Jesus speaks often in the Gospels about seeds, tiny, apparently dead things which are buried in the ground. When you look at them it seems impossible that anything can come of them, but they sprout and grow and bear a rich harvest. The Brazilian liberation theologian Rubem Alves said “We must live by the love of what we will never see… Such disciplined love is what has given prophets, revolutionaries and saints the courage to die for the future they envisaged. They make their own bodies the seed of their highest hope.” (Rubem Alves quoted in There Is A Season by Joan Chittister).

His words reminded me of a poem by the early 20th century poet, Muriel Stuart. It’s called The Seed Shop, and to understand it you need to imagine yourself holding in your hand a handful of seeds – all different. There are tree seeds and flower seeds. They look dead, like dust and rubbish, but the reality is quite different. This is what she wrote.

Here in a quiet and dusty room they lie,        
Faded as crumbled stone and shifting sand,
Forlorn as ashes, shrivelled, scentless, dry—         
Meadows and gardens running through my hand.    

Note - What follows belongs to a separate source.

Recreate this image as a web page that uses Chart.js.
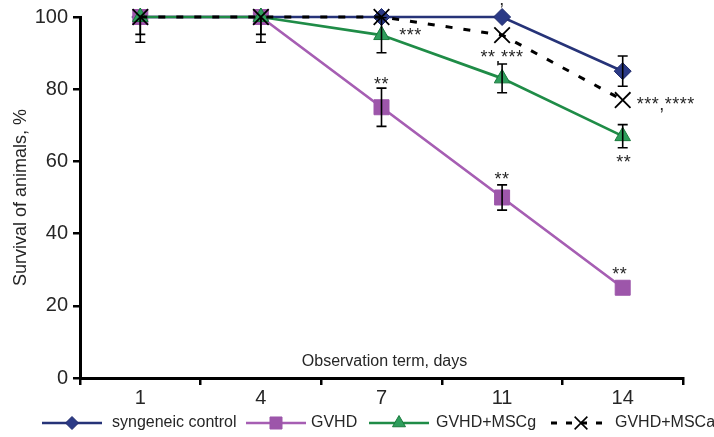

Dead that shall quicken at the voice of spring,                 
Sleepers to wake beneath June’s tempest kiss;      
Though birds pass over, unremembering,    
And no bee find here roses that were his.     

In this brown husk a dale of hawthorn dreams;        
A cedar in this narrow cell is thrust           
That shall drink deeply at a century’s streams;        
These lilies shall make summer on my dust.

Here in their safe and simple house of death,           
Sealed in their shells, a million roses leap;    
Here I can stir a garden with my breath,               
And in my hand a forest lies asleep.

Today we celebrate All Saints. We thank God for all those who held in their hands the seeds of a future world and had the courage to believe that God could bring life out of what looked like death to them and those around them. We thank God for the fruits of justice that were born through their courage and faith.

But we also pray for ourselves that we would learn to trust in resurrection too, in the life that comes out of death. Because today each of us holds seeds in our hands just as they did, the things that might happen if we have the courage to do what we are called to. There might be things that feel like death along the way, challenges we don’t want to meet, things we have to let go of, sacrifices we have to make. But beneath our hands are the hands of God, and those hands will never let us go, no matter what happens.  They will hold us through life and through death, and on into resurrection too.